_Data provided_.
━━━━━━
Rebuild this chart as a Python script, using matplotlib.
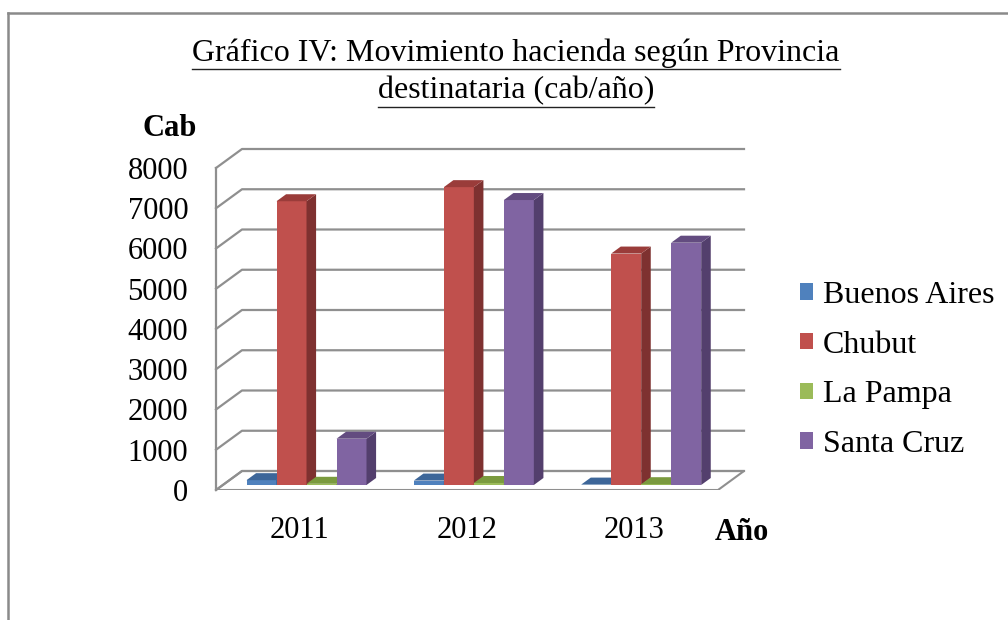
import matplotlib
matplotlib.use('Agg')
import matplotlib.pyplot as plt
from matplotlib.patches import Polygon, Patch
from matplotlib.lines import Line2D

# datos (cabezas por año)
anios = ['2011', '2012', '2013']
provincias = ['Buenos Aires', 'Chubut', 'La Pampa', 'Santa Cruz']
buenos_aires = [120, 110, 10]
chubut = [7050, 7400, 5750]
la_pampa = [30, 50, 20]
santa_cruz = [1150, 7080, 6020]
y_ticks = [0, 1000, 2000, 3000, 4000, 5000, 6000, 7000, 8000]

series = [buenos_aires, chubut, la_pampa, santa_cruz]
# (frente, costado, tapa)
colores = [('#4F81BD', '#2F5180', '#3D6699'),
           ('#C0504D', '#7E3130', '#9A3C3A'),
           ('#9BBB59', '#6B8B30', '#7A9A3E'),
           ('#8064A2', '#533F6D', '#634C80')]
gris = '#8f8f8f'

plt.rcParams['font.family'] = ['Liberation Serif', 'DejaVu Serif']

W, H = 1008, 620
fig = plt.figure(figsize=(W / 100, H / 100), dpi=100)

# geometria en pixeles del grafico "3D" de excel
x_front0, x_front1 = 216, 718
y_cero, y_tope = 490, 168
prof_x, prof_y = 26, 19

ax = fig.add_axes([x_front0 / W, (H - y_cero) / H,
                   (x_front1 + prof_x - x_front0) / W,
                   (y_cero - y_tope + prof_y) / H])
ppx = (x_front1 - x_front0) / len(anios)
ppy = (y_cero - y_tope) / y_ticks[-1]
DX = prof_x / ppx
DY = prof_y / ppy
ax.set_xlim(0, len(anios) + DX)
ax.set_ylim(0, y_ticks[-1] + DY)
for s in ax.spines.values():
    s.set_visible(False)

# piso y paredes
ax.add_patch(Polygon([(0, 0), (len(anios), 0), (len(anios) + DX, DY), (DX, DY)],
                     closed=True, facecolor='white', edgecolor=gris, lw=1.5, zorder=0.4))
for v in y_ticks:
    ax.plot([0, DX, len(anios) + DX], [v, v + DY, v + DY], color=gris, lw=1.6,
            zorder=0.5, clip_on=False)
ax.plot([0, 0], [0, y_ticks[-1]], color=gris, lw=1.6, zorder=0.5, clip_on=False)

# barras
bw = 30 / ppx
f0 = 5 / 19
fd = 7 / 19
base = f0 * DY
for k, serie in enumerate(series):
    frente, costado, tapa = colores[k]
    xs = [i + 0.5 - 2 * bw + k * bw + f0 * DX for i in range(len(anios))]
    ax.bar(xs, serie, width=bw, bottom=base, align='edge', color=frente,
           lw=0, zorder=1)
    for x, v in zip(xs, serie):
        xr = x + bw
        top = base + v
        ax.add_patch(Polygon([(xr, base), (xr + fd * DX, base + fd * DY),
                              (xr + fd * DX, top + fd * DY), (xr, top)],
                             closed=True, facecolor=costado, lw=0, zorder=1))
        ax.add_patch(Polygon([(x, top), (xr, top), (xr + fd * DX, top + fd * DY),
                              (x + fd * DX, top + fd * DY)],
                             closed=True, facecolor=tapa, lw=0, zorder=1))

ax.set_yticks(y_ticks)
ax.set_yticklabels([str(v) for v in y_ticks])
ax.set_xticks([i + 0.5 for i in range(len(anios))])
ax.set_xticklabels(anios)
ax.tick_params(axis='y', length=0, pad=20, labelsize=22)
ax.tick_params(axis='x', length=0, pad=19, labelsize=22)

fig.text(170 / W, 1 - 128 / H, 'Cab', fontsize=22, weight='bold',
         ha='center', va='center')
fig.text(742 / W, 1 - 533 / H, 'Año', fontsize=22, weight='bold',
         ha='center', va='center')

# titulo subrayado
t1 = fig.text(516 / W, 1 - 53 / H, 'Gráfico IV: Movimiento hacienda según Provincia',
              fontsize=23, ha='center', va='center')
t2 = fig.text(516 / W, 1 - 91 / H, 'destinataria (cab/año)',
              fontsize=23, ha='center', va='center')
fig.canvas.draw()
r = fig.canvas.get_renderer()
for t, yl in ((t1, 69), (t2, 107)):
    bb = t.get_window_extent(r)
    fig.add_artist(Line2D([bb.x0 / W, bb.x1 / W], [1 - yl / H, 1 - yl / H],
                          color='#222222', lw=1.0))

# leyenda
handles = [Patch(facecolor=c[0], edgecolor='none') for c in colores]
fig.legend(handles, provincias, loc='center left',
           bbox_to_anchor=(800 / W, 1 - 370 / H), frameon=False, fontsize=23,
           handlelength=0.42, handleheight=0.42, handletextpad=0.3,
           labelspacing=0.65, borderpad=0, borderaxespad=0)

# marco exterior
fig.add_artist(Line2D([8 / W, 1], [1 - 13 / H, 1 - 13 / H], color='#8a8a8a', lw=1.8))
fig.add_artist(Line2D([8 / W, 8 / W], [0, 1 - 13 / H], color='#8a8a8a', lw=1.8))

fig.savefig('out.png', dpi=100)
━━━━━━
_Problem_.
Please take the lines from the beginning of the data above through the line holding "s.set_visible(False)" and transcribe them exactly, without any pictures.

_Result below_.
Rebuild this chart as a Python script, using matplotlib.
import matplotlib
matplotlib.use('Agg')
import matplotlib.pyplot as plt
from matplotlib.patches import Polygon, Patch
from matplotlib.lines import Line2D

# datos (cabezas por año)
anios = ['2011', '2012', '2013']
provincias = ['Buenos Aires', 'Chubut', 'La Pampa', 'Santa Cruz']
buenos_aires = [120, 110, 10]
chubut = [7050, 7400, 5750]
la_pampa = [30, 50, 20]
santa_cruz = [1150, 7080, 6020]
y_ticks = [0, 1000, 2000, 3000, 4000, 5000, 6000, 7000, 8000]

series = [buenos_aires, chubut, la_pampa, santa_cruz]
# (frente, costado, tapa)
colores = [('#4F81BD', '#2F5180', '#3D6699'),
           ('#C0504D', '#7E3130', '#9A3C3A'),
           ('#9BBB59', '#6B8B30', '#7A9A3E'),
           ('#8064A2', '#533F6D', '#634C80')]
gris = '#8f8f8f'

plt.rcParams['font.family'] = ['Liberation Serif', 'DejaVu Serif']

W, H = 1008, 620
fig = plt.figure(figsize=(W / 100, H / 100), dpi=100)

# geometria en pixeles del grafico "3D" de excel
x_front0, x_front1 = 216, 718
y_cero, y_tope = 490, 168
prof_x, prof_y = 26, 19

ax = fig.add_axes([x_front0 / W, (H - y_cero) / H,
                   (x_front1 + prof_x - x_front0) / W,
                   (y_cero - y_tope + prof_y) / H])
ppx = (x_front1 - x_front0) / len(anios)
ppy = (y_cero - y_tope) / y_ticks[-1]
DX = prof_x / ppx
DY = prof_y / ppy
ax.set_xlim(0, len(anios) + DX)
ax.set_ylim(0, y_ticks[-1] + DY)
for s in ax.spines.values():
    s.set_visible(False)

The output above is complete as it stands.